Instructions to follow
Could you repeat, exactly as they stand, the lines between the one with "Reproduce this chart with matplotlib." and the one with "21.56, 21.56, 22.66, 22.66, 22.66, 22.42]", inclusive, minus the pictures?

Records with drawing code
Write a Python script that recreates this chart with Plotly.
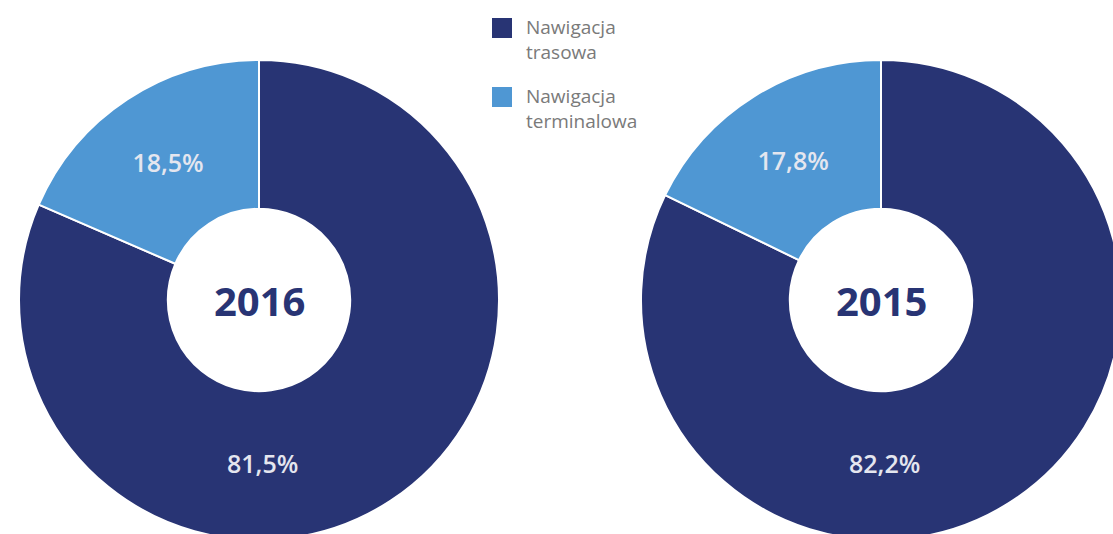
import plotly.graph_objects as go

labels = ["Nawigacja trasowa", "Nawigacja terminalowa"]
legend_text = ["Nawigacja<br>trasowa", "Nawigacja<br>terminalowa"]
values_2016 = [81.5, 18.5]
values_2015 = [82.2, 17.8]
years = ["2016", "2015"]
colors = ["#283474", "#4f97d3"]

W, H = 1130, 560
FONT = "Open Sans"

def dom(cx, cy, r):
    return dict(x=[(cx - r) / W, (cx + r) / W], y=[1 - (cy + r) / H, 1 - (cy - r) / H])

def fmt(v):
    return f"{v:.1f}%".replace(".", ",")

pct_font = dict(family=FONT, size=25, color="#e4e6ef", weight=600)

fig = go.Figure()
for vals, cx, yr in [(values_2016, 259, years[0]), (values_2015, 881, years[1])]:
    fig.add_trace(go.Pie(
        labels=labels, values=vals, sort=False, direction="clockwise", rotation=0,
        hole=0.38, domain=dom(cx, 300, 240),
        marker=dict(colors=colors, line=dict(color="white", width=2)),
        text=["", fmt(vals[1])],
        textinfo="text", textposition="inside", insidetextorientation="horizontal",
        textfont=pct_font,
        showlegend=False, hoverinfo="label+percent",
    ))
    # label of the large slice, placed at the bottom of the ring
    fig.add_annotation(x=(cx + 3) / W, y=1 - 463 / H, xref="paper", yref="paper",
                       xanchor="center", yanchor="middle",
                       text=fmt(vals[0]), showarrow=False, font=pct_font)
    fig.add_annotation(x=cx / W, y=1 - 300 / H, xref="paper", yref="paper",
                       xanchor="center", yanchor="middle",
                       text=f"<b>{yr}</b>", showarrow=False,
                       font=dict(family=FONT, size=40, color="#283474", weight=800))

for i, (txt, col) in enumerate(zip(legend_text, colors)):
    y0 = 18 + i * 69
    fig.add_shape(type="rect", xref="paper", yref="paper",
                  x0=492 / W, x1=512 / W, y0=1 - (y0 + 20) / H, y1=1 - y0 / H,
                  fillcolor=col, line=dict(width=0))
    fig.add_annotation(x=524 / W, y=1 - (y0 - 6) / H, xref="paper", yref="paper",
                       xanchor="left", yanchor="top", align="left", text=txt,
                       showarrow=False,
                       font=dict(family=FONT, size=19, color="#7a7a7a"))

fig.update_layout(width=W, height=H, margin=dict(l=0, r=0, t=0, b=0),
                  paper_bgcolor="white", plot_bgcolor="white")

fig.write_html("out.html", config={"displayModeBar": False},
               post_script="document.body.style.margin='0';document.body.style.overflow='hidden';document.documentElement.style.overflow='hidden';")
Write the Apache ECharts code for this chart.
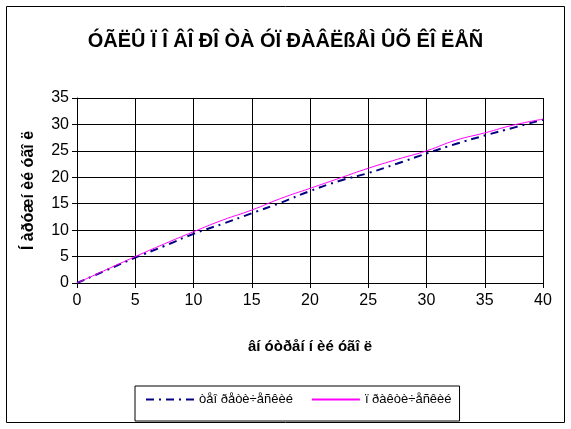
<!DOCTYPE html>
<html>
<head>
<meta charset="utf-8">
<script src="https://cdn.jsdelivr.net/npm/echarts@6/dist/echarts.min.js"></script>
<style>html,body{margin:0;padding:0;background:#fff}#c{width:571px;height:429px}</style>
</head>
<body>
<div id="c"></div>
<script>
const titleText = "ÓÃËÛ Ï Î ÂÎ ÐÎ ÒÀ ÓÏ ÐÀÂËßÅÌ ÛÕ ÊÎ ËÅÑ";
const xTitle = "âí óòðåí í èé óãî ë";
const yTitle = "Í àðóæí èé óãî ë";
const seriesNames = ["òåî ðåòè÷åñêèé", "ï ðàêòè÷åñêèé"];
const xValues = [0, 2.5, 5, 7.5, 10, 12.5, 15, 17.5, 20, 22.5, 25, 27.5, 30, 32.5, 35, 37.5, 40];
const theoretical = [0, 2.4, 4.8, 7.0, 9.3, 11.2, 13.2, 15.2, 17.4, 19.3, 20.8, 22.6, 24.5, 26.3, 27.9, 29.4, 30.9];
const practical = [0, 2.5, 5.0, 7.4, 9.7, 11.9, 13.8, 16.0, 17.9, 19.8, 21.7, 23.4, 25.0, 27.0, 28.4, 29.9, 31.0];
const xTicks = [0, 5, 10, 15, 20, 25, 30, 35, 40];
const yTicks = [0, 5, 10, 15, 20, 25, 30, 35];

const font = "'Liberation Sans', Arial, sans-serif";
const chart = echarts.init(document.getElementById('c'), null, {renderer: 'canvas'});
chart.setOption({
  animation: false,
  backgroundColor: '#fff',
  title: {
    text: titleText, left: 'center', top: 26,
    textStyle: {fontFamily: font, fontSize: 20, fontWeight: 'bold', color: '#000'}
  },
  graphic: [{
    type: 'rect', shape: {x: 6.5, y: 6.5, width: 558, height: 416},
    style: {fill: 'none', stroke: '#000', lineWidth: 1}, z: -1
  }],
  grid: {left: 77, right: 28, top: 98, bottom: 146, containLabel: false},
  legend: {
    data: seriesNames, left: 135, top: 386,
    borderColor: '#000', borderWidth: 1, borderRadius: 0,
    padding: [7, 8, 15, 10], itemGap: 18, itemWidth: 48, itemHeight: 12,
    itemStyle: {opacity: 0},
    textStyle: {fontFamily: font, fontSize: 13, color: '#000'}
  },
  xAxis: {
    type: 'value', min: xTicks[0], max: xTicks[xTicks.length - 1], interval: 5,
    name: xTitle, nameLocation: 'middle', nameGap: 56,
    nameTextStyle: {fontFamily: font, fontSize: 15, fontWeight: 'bold', color: '#000'},
    axisLine: {show: true, lineStyle: {color: '#000', width: 1}},
    axisTick: {show: true, length: 5, lineStyle: {color: '#000'}},
    axisLabel: {fontFamily: font, fontSize: 16, color: '#000', margin: 10},
    splitLine: {show: true, lineStyle: {color: '#000', width: 1}}
  },
  yAxis: {
    type: 'value', min: yTicks[0], max: yTicks[yTicks.length - 1], interval: 5,
    name: yTitle, nameLocation: 'middle', nameGap: 40,
    nameTextStyle: {fontFamily: font, fontSize: 16, fontWeight: 'bold', color: '#000'},
    axisLine: {show: true, lineStyle: {color: '#000', width: 1}},
    axisTick: {show: true, length: 5, lineStyle: {color: '#000'}},
    axisLabel: {fontFamily: font, fontSize: 16, color: '#000', margin: 8},
    splitLine: {show: true, lineStyle: {color: '#000', width: 1}}
  },
  series: [
    {
      name: seriesNames[0], type: 'line', smooth: true, symbol: 'none',
      data: xValues.map((x, i) => [x, theoretical[i]]),
      lineStyle: {color: '#000080', width: 2, type: [8, 5, 2, 5]},
      itemStyle: {color: '#000080'}, z: 2
    },
    {
      name: seriesNames[1], type: 'line', smooth: true, symbol: 'none',
      data: xValues.map((x, i) => [x, practical[i]]),
      lineStyle: {color: '#FF00FF', width: 1, type: 'solid'},
      itemStyle: {color: '#FF00FF'}, z: 3
    }
  ]
});
</script>
</body>
</html>
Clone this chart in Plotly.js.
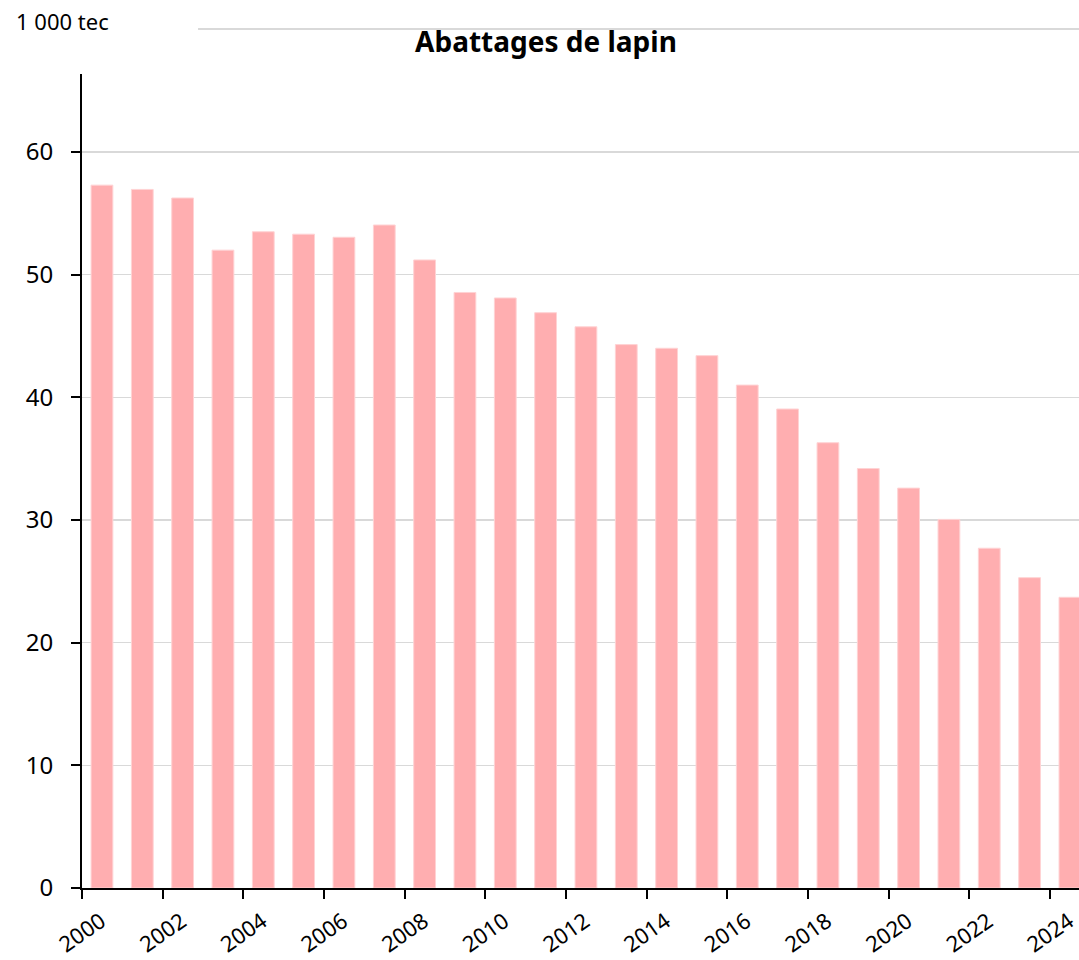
<!DOCTYPE html>
<html>
<head>
<meta charset="utf-8">
<script src="https://cdn.plot.ly/plotly-3.0.1.min.js"></script>
<style>html,body{margin:0;padding:0;background:#fff;}#chart{width:1079px;height:960px;}</style>
</head>
<body>
<div id="chart"></div>
<script>
const years = [2000,2001,2002,2003,2004,2005,2006,2007,2008,2009,2010,2011,2012,2013,2014,2015,2016,2017,2018,2019,2020,2021,2022,2023,2024];
const abattages = [57.3,56.95,56.25,52.0,53.5,53.3,53.05,54.05,51.2,48.55,48.1,46.9,45.75,44.3,44.0,43.4,41.0,39.05,36.3,34.2,32.6,30.05,27.7,25.3,23.7];
const chartTitle = "Abattages de lapin";
const unitLabel = "1 000 tec";

const FONT = "Noto Sans, Open Sans, sans-serif";

const trace = {
  type: "bar",
  x: years,
  y: abattages,
  width: 0.54,
  offset: 0.225,
  marker: {color: "#ffaeb0", line: {color: "#ffd3d4", width: 1}},
  hoverinfo: "x+y"
};

const layout = {
  width: 1079,
  height: 960,
  margin: {l: 82, r: 0, t: 74, b: 72},
  paper_bgcolor: "#ffffff",
  plot_bgcolor: "#ffffff",
  showlegend: false,
  font: {family: FONT, color: "#000000", size: 20},
  title: {
    text: "<b>" + chartTitle + "</b>",
    x: 0.506, xref: "container", xanchor: "center",
    y: 0.956, yref: "container", yanchor: "middle",
    font: {family: FONT, size: 28, color: "#000000"}
  },
  xaxis: {
    type: "linear",
    range: [2000, 2024.72],
    tick0: 2000,
    dtick: 2,
    tickangle: -35,
    ticks: "outside",
    ticklen: 9,
    tickwidth: 2,
    tickcolor: "#000000",
    showline: true,
    linecolor: "#000000",
    linewidth: 2,
    showgrid: false,
    zeroline: false,
    tickfont: {family: FONT, size: 22, color: "#000000"},
    ticklabelshift: 19,
    ticklabelstandoff: 1,
    ticklabeloverflow: "allow",
    fixedrange: true
  },
  yaxis: {
    range: [0, 66.36],
    tick0: 0,
    dtick: 10,
    ticks: "outside",
    ticklen: 9,
    tickwidth: 2,
    tickcolor: "#000000",
    showline: true,
    linecolor: "#000000",
    linewidth: 2,
    showgrid: true,
    gridcolor: "#d9d9d9",
    gridwidth: 1.3,
    zeroline: false,
    tickfont: {family: FONT, size: 24, color: "#000000"},
    ticklabelstandoff: 13,
    fixedrange: true
  },
  shapes: [{
    type: "line", xref: "paper", yref: "paper",
    x0: 0.1164, x1: 1.0, y0: 1.0553, y1: 1.0553,
    line: {color: "#d9d9d9", width: 2}
  }],
  annotations: [{
    text: unitLabel,
    xref: "paper", yref: "paper",
    x: -0.068, y: 1.0651,
    xanchor: "left", yanchor: "middle",
    showarrow: false,
    font: {family: FONT, size: 22, color: "#000000"}
  }]
};

Plotly.newPlot("chart", [trace], layout, {displayModeBar: false, staticPlot: true});
</script>
</body>
</html>
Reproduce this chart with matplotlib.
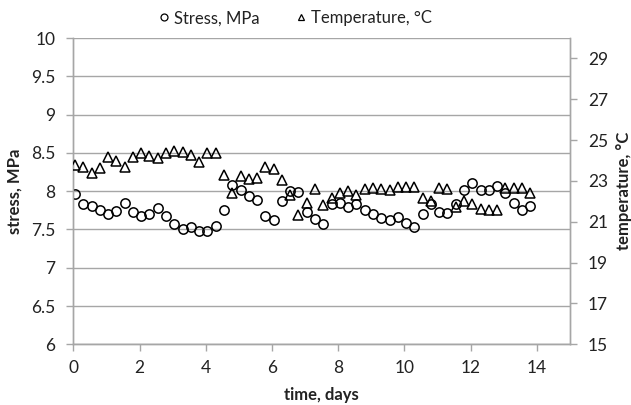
import matplotlib
matplotlib.use("Agg")
import matplotlib.pyplot as plt
from matplotlib.lines import Line2D

plt.rcParams['font.family'] = ['Lato', 'DejaVu Sans']

time_days = [0.05, 0.30, 0.55, 0.80, 1.05, 1.30, 1.55, 1.80, 2.05, 2.30,
             2.55, 2.80, 3.05, 3.30, 3.55, 3.80, 4.05, 4.30, 4.55, 4.80,
             5.05, 5.30, 5.55, 5.80, 6.05, 6.30, 6.55, 6.80, 7.05, 7.30,
             7.55, 7.80, 8.05, 8.30, 8.55, 8.80, 9.05, 9.30, 9.55, 9.80,
             10.05, 10.30, 10.55, 10.80, 11.05, 11.30, 11.55, 11.80, 12.05, 12.30,
             12.55, 12.80, 13.05, 13.30, 13.55, 13.80]

stress_mpa = [7.96, 7.83, 7.80, 7.76, 7.70, 7.74, 7.84, 7.73, 7.67, 7.70,
              7.78, 7.67, 7.57, 7.51, 7.53, 7.48, 7.48, 7.55, 7.75, 8.08,
              8.01, 7.94, 7.88, 7.68, 7.63, 7.87, 8.00, 7.99, 7.73, 7.64,
              7.57, 7.83, 7.84, 7.79, 7.83, 7.75, 7.70, 7.65, 7.63, 7.66,
              7.58, 7.53, 7.70, 7.83, 7.73, 7.71, 7.83, 8.02, 8.11, 8.01,
              8.02, 8.07, 7.97, 7.84, 7.76, 7.80]

temperature_c = [23.76, 23.67, 23.38, 23.64, 24.16, 24.00, 23.67, 24.16, 24.39, 24.24,
                 24.13, 24.36, 24.49, 24.44, 24.26, 23.92, 24.36, 24.36, 23.31, 22.42,
                 23.25, 23.10, 23.14, 23.69, 23.61, 23.05, 22.29, 21.31, 21.91, 22.61,
                 21.80, 22.17, 22.40, 22.50, 22.29, 22.61, 22.66, 22.61, 22.57, 22.70,
                 22.70, 22.70, 22.17, 22.04, 22.66, 22.61, 21.71, 22.04, 21.85, 21.64,
                 21.56, 21.56, 22.66, 22.66, 22.66, 22.42]

x_ticks = [0, 2, 4, 6, 8, 10, 12, 14]
stress_ticks = [6, 6.5, 7, 7.5, 8, 8.5, 9, 9.5, 10]
stress_tick_labels = ['6', '6.5', '7', '7.5', '8', '8.5', '9', '9.5', '10']
temp_ticks = [15, 17, 19, 21, 23, 25, 27, 29]

grid_c = '#a6a6a6'
text_c = '#222222'

fig = plt.figure(figsize=(6.31, 4.05), dpi=100)
ax = fig.add_axes([0.1162, 0.1499, 0.9033 - 0.1162, 0.906 - 0.1499])
ax2 = ax.twinx()

ax.plot(time_days, stress_mpa, linestyle='none', marker='o', markersize=6.7,
        markerfacecolor='none', markeredgecolor='black', markeredgewidth=1.1, zorder=3)
ax2.plot(time_days, temperature_c, linestyle='none', marker='^', markersize=6.7,
         markerfacecolor='none', markeredgecolor='black', markeredgewidth=1.1, zorder=3)

ax.set_xlim(0, 15)
ax.set_ylim(6, 10)
ax2.set_ylim(15, 30)

ax.set_xticks(x_ticks)
ax.set_yticks(stress_ticks)
ax.set_yticklabels(stress_tick_labels)
ax2.set_yticks(temp_ticks)

ax.grid(axis='y', color=grid_c, linewidth=1.0)
ax.set_axisbelow(True)

for a in (ax, ax2):
    a.spines['top'].set_visible(False)
    for s in ('left', 'bottom', 'right'):
        a.spines[s].set_color(grid_c)
        a.spines[s].set_linewidth(1.0)
    a.tick_params(colors=grid_c, labelcolor=text_c, labelsize=12.5, length=5, width=1.0)

ax.tick_params(axis='x', pad=6)
ax.tick_params(axis='y', pad=8)
ax2.tick_params(axis='y', pad=8)

ax.set_xlabel('time, days', fontsize=12, fontweight='bold', color=text_c, labelpad=8)
ax.set_ylabel('stress, MPa', fontsize=12, fontweight='bold', color=text_c, labelpad=6)
ax2.set_ylabel('temperature, °C', fontsize=12, fontweight='bold', color=text_c, labelpad=6)

handles = [
    Line2D([], [], linestyle='none', marker='o', markersize=5, markerfacecolor='none',
           markeredgecolor='black', markeredgewidth=0.9, label='Stress, MPa'),
    Line2D([], [], linestyle='none', marker='^', markersize=5, markerfacecolor='none',
           markeredgecolor='black', markeredgewidth=0.9, label='Temperature, °C'),
]
leg = fig.legend(handles=handles, loc='center', bbox_to_anchor=(0.468, 0.955), ncol=2,
                 frameon=False, fontsize=12, handlelength=0.6, handletextpad=0.3,
                 columnspacing=2.2, labelcolor=text_c)

fig.savefig('out.png', dpi=100)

Answer for the task
Reproduce this chart with matplotlib.
import matplotlib
matplotlib.use("Agg")
import matplotlib.pyplot as plt
from matplotlib.lines import Line2D

plt.rcParams['font.family'] = ['Lato', 'DejaVu Sans']

time_days = [0.05, 0.30, 0.55, 0.80, 1.05, 1.30, 1.55, 1.80, 2.05, 2.30,
             2.55, 2.80, 3.05, 3.30, 3.55, 3.80, 4.05, 4.30, 4.55, 4.80,
             5.05, 5.30, 5.55, 5.80, 6.05, 6.30, 6.55, 6.80, 7.05, 7.30,
             7.55, 7.80, 8.05, 8.30, 8.55, 8.80, 9.05, 9.30, 9.55, 9.80,
             10.05, 10.30, 10.55, 10.80, 11.05, 11.30, 11.55, 11.80, 12.05, 12.30,
             12.55, 12.80, 13.05, 13.30, 13.55, 13.80]

stress_mpa = [7.96, 7.83, 7.80, 7.76, 7.70, 7.74, 7.84, 7.73, 7.67, 7.70,
              7.78, 7.67, 7.57, 7.51, 7.53, 7.48, 7.48, 7.55, 7.75, 8.08,
              8.01, 7.94, 7.88, 7.68, 7.63, 7.87, 8.00, 7.99, 7.73, 7.64,
              7.57, 7.83, 7.84, 7.79, 7.83, 7.75, 7.70, 7.65, 7.63, 7.66,
              7.58, 7.53, 7.70, 7.83, 7.73, 7.71, 7.83, 8.02, 8.11, 8.01,
              8.02, 8.07, 7.97, 7.84, 7.76, 7.80]

temperature_c = [23.76, 23.67, 23.38, 23.64, 24.16, 24.00, 23.67, 24.16, 24.39, 24.24,
                 24.13, 24.36, 24.49, 24.44, 24.26, 23.92, 24.36, 24.36, 23.31, 22.42,
                 23.25, 23.10, 23.14, 23.69, 23.61, 23.05, 22.29, 21.31, 21.91, 22.61,
                 21.80, 22.17, 22.40, 22.50, 22.29, 22.61, 22.66, 22.61, 22.57, 22.70,
                 22.70, 22.70, 22.17, 22.04, 22.66, 22.61, 21.71, 22.04, 21.85, 21.64,
                 21.56, 21.56, 22.66, 22.66, 22.66, 22.42]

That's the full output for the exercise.